Se puede echar de menos a alguien a quien no conoces? ¿Podemos sentirnos embargados por la sensación de añorar tiempos no vividos? ¿O desear, incluso, volver un día a cierto sitio que ni siquiera hemos llegado a pisar? Al grano: yo creo que sí. Tenemos una capacidad de fustigamiento tal, que llegamos a sentir nostalgia de aquellas cosas que nunca hemos vivido. Quién no ha pensado en que aquel viaje pasado sería un recuerdo más bello si se hubiera hecho con otra persona que la que nos acompañó y nos persigue en cada una de las fotos guardadas. Quién no se ha desconsolado pensando en aquella afición que una vez pensó en iniciar, y que nunca llevó a cabo. En lo que pudo ser y no fue. Quién no volvería al inicio de la crisis y tomaría otras decisiones, al menos, financieras...

Esta "saudade" parece estar invadiendo por momentos a nuestro querido país, mutada en una forma de nostalgia histórica, en lo que he dado en denominar el "síndrome de Carlitos Alcántara ". Desde los púlpitos políticos y periodísticos se exige una recuperación del espíritu de la Transición Española (mayúsculas, eh), ese lugar seguro en la historia patria que nos muestra (novedad) como un ejemplo a seguir. Se pide una reedición de los añorados Pactos de la Moncloa. Se vocean unos a otros la necesidad de llegar a acuerdos de estado, ahora que los chuzos de punta ya calan a cualquiera que pise un hemiciclo. Así de evocadores se encuentran algunos

He dicho antes que sí se puede tener nostalgia de las ausencias no reales, pero no apuesto nada a que esto sea un ejercicio sano para la salud mental de cada uno. Sumen, además, que el cristal de la nostalgia limpia todo aquello que no fue precisamente modélico. Y suena ya todo a puro cachondeo si aquellos que piden pactos de estado no son capaces de llegar a acuerdos en temas que, ahora mismo, son capitales. Como para recuperar espíritus pasados, entonces.

XSI NOTANx cierto tono irritado en estas líneas es, simplemente, porque lo estoy y mucho. A cuento del ruido sobre la nueva Ley de Educación. Me salto, y disculpen, el contenido de la misma. No es lo que más me importa ahora, sino que debiéramos estar hartos de que nuestras leyes de educación nazcan con una fecha de caducidad puesta. Y no exagero: Rubalcaba ya ha declarado que en cuanto suban de nuevo al poder, la derogan. Estupendo, Alfredo.
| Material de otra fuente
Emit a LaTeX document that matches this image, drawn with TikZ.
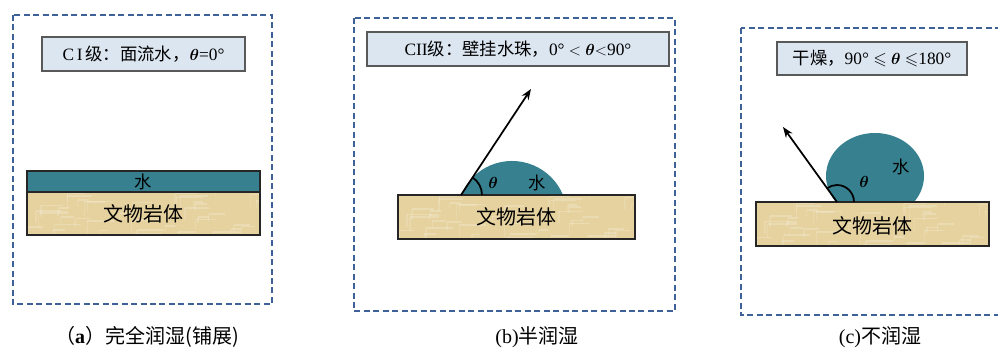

Pero no piensen que hago de esto una cuestión ideológica o de partido. Bueno, esperen ¡Claro que sí! España ha vivido, desde los lejanos tiempos de la Logse, tratando la educación como un mero ejercicio de adoctrinamiento. Sí, sí, he dicho adoctrinamiento. No creo que la nueva ley popular escape de ello: los partidos hacen leyes de educación a la medida de sus esquemas. Cuesta olvidarse de que la educación es un arma potente de concienciación social. Y donde pongo concienciación ustedes pueden leer votos.

Los principales perjudicados son todos los españoles. España no cuenta con ninguna universidad entre las mejores cien del mundo. España cuenta con un sistema educativo obsoleto en matemáticas y ciencias, como los estudios demuestran año tras año. ¿Idiomas? No, gracias. Perpetuamos el cliché de la incapacidad para aprender otras lenguas. Eso, por no hablar de la cultura general o de conocimientos básicos. Hemos ido perdiendo exigencia a lo largo de los años, llegando a extremos absurdos de centrar asignaturas sólo en la flora y fauna, o en la historia de una región.

Así que un recurso clave para un país como es la educación, que conlleva asimismo un alto coste para las cuentas públicas, se convierte en una forma de propaganda más y no en lo que debiera ser. Si hay aspectos políticos que debieran escapar de las intenciones partidistas, tengo claro que la educación es uno de ellos. En vez de eso el modus operandi se repite con cada ley. Se cocinan leyes a medida, que parecen tener como primer objetivo atacar los principios de la anterior antes que configurar un sistema educativo adecuado y que responda a una coherencia y a la sociedad a la que sirve.

La Ley de Wert no escapa de ese modelo. Por eso, en medio de la guerra con altavoz de declaraciones y diretes abierta a cuenta de la ley, aún seguimos echando de menos la afición por los pactos de los primeros pasos de nuestra democracia. Pero, claro, que para perder una afición, primero hay que haberla tenido. Como mínimo, digo yo.